▸ **Work required**: Pictures stay out of the copy. Please reproduce only the lines between the one holding "Rebuild this chart" and the one holding "fig = go.Figure()", inclusive.

---- Information provided

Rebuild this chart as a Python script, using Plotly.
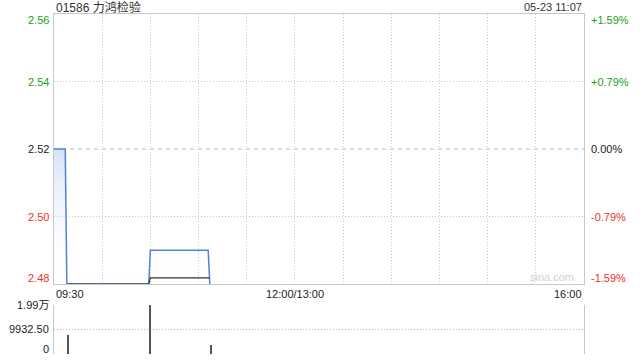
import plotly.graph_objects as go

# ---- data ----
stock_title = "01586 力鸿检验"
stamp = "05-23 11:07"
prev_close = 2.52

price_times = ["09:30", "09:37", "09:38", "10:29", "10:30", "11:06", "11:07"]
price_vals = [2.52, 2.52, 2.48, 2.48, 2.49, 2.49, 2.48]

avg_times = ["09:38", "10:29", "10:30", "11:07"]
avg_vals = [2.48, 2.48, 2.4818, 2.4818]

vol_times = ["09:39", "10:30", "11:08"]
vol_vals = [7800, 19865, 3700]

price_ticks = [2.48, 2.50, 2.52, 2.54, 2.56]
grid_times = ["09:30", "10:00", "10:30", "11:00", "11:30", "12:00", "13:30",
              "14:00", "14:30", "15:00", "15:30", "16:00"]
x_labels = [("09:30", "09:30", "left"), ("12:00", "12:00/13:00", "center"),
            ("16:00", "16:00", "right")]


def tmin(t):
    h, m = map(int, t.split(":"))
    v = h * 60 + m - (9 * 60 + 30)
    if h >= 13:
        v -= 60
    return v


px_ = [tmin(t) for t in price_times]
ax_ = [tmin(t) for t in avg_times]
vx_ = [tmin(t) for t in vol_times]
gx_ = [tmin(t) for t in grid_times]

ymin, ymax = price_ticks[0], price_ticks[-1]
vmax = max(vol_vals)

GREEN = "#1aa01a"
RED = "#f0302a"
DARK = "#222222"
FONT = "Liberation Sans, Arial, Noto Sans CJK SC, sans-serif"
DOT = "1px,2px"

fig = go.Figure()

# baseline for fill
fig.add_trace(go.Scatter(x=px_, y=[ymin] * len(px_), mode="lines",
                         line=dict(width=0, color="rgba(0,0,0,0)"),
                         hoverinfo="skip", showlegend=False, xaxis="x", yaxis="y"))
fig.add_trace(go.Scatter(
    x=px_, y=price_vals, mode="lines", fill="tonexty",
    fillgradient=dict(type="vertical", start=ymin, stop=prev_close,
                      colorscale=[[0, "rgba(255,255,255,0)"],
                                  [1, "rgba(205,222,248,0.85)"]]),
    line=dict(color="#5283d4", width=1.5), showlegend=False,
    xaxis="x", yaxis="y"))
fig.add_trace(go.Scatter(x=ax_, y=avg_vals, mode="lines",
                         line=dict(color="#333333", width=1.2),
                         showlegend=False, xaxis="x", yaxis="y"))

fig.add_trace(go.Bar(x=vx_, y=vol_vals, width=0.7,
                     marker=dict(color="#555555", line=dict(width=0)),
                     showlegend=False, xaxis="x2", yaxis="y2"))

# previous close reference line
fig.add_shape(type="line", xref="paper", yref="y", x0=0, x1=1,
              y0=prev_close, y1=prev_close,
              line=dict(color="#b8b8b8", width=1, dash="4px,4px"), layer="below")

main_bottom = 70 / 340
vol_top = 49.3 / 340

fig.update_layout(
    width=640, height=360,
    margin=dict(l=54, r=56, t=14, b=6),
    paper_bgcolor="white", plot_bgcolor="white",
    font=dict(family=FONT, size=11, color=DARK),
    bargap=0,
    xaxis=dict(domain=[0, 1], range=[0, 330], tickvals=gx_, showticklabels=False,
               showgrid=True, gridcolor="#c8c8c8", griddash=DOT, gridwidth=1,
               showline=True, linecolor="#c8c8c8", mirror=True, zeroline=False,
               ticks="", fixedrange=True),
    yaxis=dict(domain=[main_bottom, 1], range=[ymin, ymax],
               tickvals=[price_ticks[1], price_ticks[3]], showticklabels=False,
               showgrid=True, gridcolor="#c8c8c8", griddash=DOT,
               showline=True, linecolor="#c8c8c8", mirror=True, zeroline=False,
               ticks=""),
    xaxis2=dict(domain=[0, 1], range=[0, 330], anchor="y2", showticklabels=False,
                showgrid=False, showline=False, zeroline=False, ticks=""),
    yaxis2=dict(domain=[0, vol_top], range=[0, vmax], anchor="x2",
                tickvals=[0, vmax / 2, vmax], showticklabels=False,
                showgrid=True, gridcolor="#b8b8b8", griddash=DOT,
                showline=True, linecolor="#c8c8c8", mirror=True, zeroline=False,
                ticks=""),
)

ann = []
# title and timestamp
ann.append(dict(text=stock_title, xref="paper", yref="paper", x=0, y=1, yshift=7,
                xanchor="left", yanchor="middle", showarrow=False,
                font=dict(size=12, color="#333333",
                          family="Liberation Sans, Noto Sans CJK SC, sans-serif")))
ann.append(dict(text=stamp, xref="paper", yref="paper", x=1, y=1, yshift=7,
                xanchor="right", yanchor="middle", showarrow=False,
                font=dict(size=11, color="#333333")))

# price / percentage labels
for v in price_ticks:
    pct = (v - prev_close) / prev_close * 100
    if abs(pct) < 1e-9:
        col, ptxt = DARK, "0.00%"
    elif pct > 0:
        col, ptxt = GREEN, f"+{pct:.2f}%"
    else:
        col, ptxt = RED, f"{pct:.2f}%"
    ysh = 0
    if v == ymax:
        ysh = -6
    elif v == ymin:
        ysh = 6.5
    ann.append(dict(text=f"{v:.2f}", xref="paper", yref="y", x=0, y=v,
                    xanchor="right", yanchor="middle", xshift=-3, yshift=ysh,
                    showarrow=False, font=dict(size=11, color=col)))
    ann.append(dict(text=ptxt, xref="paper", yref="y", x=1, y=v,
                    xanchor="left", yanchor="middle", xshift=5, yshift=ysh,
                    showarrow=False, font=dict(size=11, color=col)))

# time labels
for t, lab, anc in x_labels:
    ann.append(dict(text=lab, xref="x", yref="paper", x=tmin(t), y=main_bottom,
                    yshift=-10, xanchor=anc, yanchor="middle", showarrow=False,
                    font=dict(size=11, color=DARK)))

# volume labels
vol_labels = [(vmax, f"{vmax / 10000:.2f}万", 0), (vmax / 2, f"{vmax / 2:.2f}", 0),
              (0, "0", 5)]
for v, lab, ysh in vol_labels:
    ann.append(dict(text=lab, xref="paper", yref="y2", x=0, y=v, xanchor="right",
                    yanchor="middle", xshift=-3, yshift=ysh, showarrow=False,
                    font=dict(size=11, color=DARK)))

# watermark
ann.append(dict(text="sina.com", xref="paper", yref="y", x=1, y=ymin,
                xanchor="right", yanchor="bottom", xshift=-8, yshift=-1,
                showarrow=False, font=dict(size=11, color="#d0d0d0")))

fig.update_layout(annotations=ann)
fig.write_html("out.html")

--------
---- Information provided

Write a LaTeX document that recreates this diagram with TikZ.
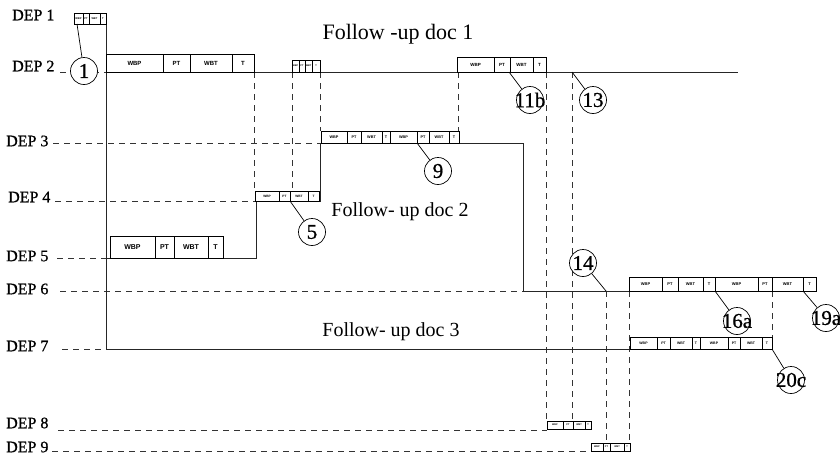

--------

▸ **Task output**:
Rebuild this chart as a Python script, using Plotly.
import plotly.graph_objects as go

# ---- data ----
stock_title = "01586 力鸿检验"
stamp = "05-23 11:07"
prev_close = 2.52

price_times = ["09:30", "09:37", "09:38", "10:29", "10:30", "11:06", "11:07"]
price_vals = [2.52, 2.52, 2.48, 2.48, 2.49, 2.49, 2.48]

avg_times = ["09:38", "10:29", "10:30", "11:07"]
avg_vals = [2.48, 2.48, 2.4818, 2.4818]

vol_times = ["09:39", "10:30", "11:08"]
vol_vals = [7800, 19865, 3700]

price_ticks = [2.48, 2.50, 2.52, 2.54, 2.56]
grid_times = ["09:30", "10:00", "10:30", "11:00", "11:30", "12:00", "13:30",
              "14:00", "14:30", "15:00", "15:30", "16:00"]
x_labels = [("09:30", "09:30", "left"), ("12:00", "12:00/13:00", "center"),
            ("16:00", "16:00", "right")]


def tmin(t):
    h, m = map(int, t.split(":"))
    v = h * 60 + m - (9 * 60 + 30)
    if h >= 13:
        v -= 60
    return v


px_ = [tmin(t) for t in price_times]
ax_ = [tmin(t) for t in avg_times]
vx_ = [tmin(t) for t in vol_times]
gx_ = [tmin(t) for t in grid_times]

ymin, ymax = price_ticks[0], price_ticks[-1]
vmax = max(vol_vals)

GREEN = "#1aa01a"
RED = "#f0302a"
DARK = "#222222"
FONT = "Liberation Sans, Arial, Noto Sans CJK SC, sans-serif"
DOT = "1px,2px"

fig = go.Figure()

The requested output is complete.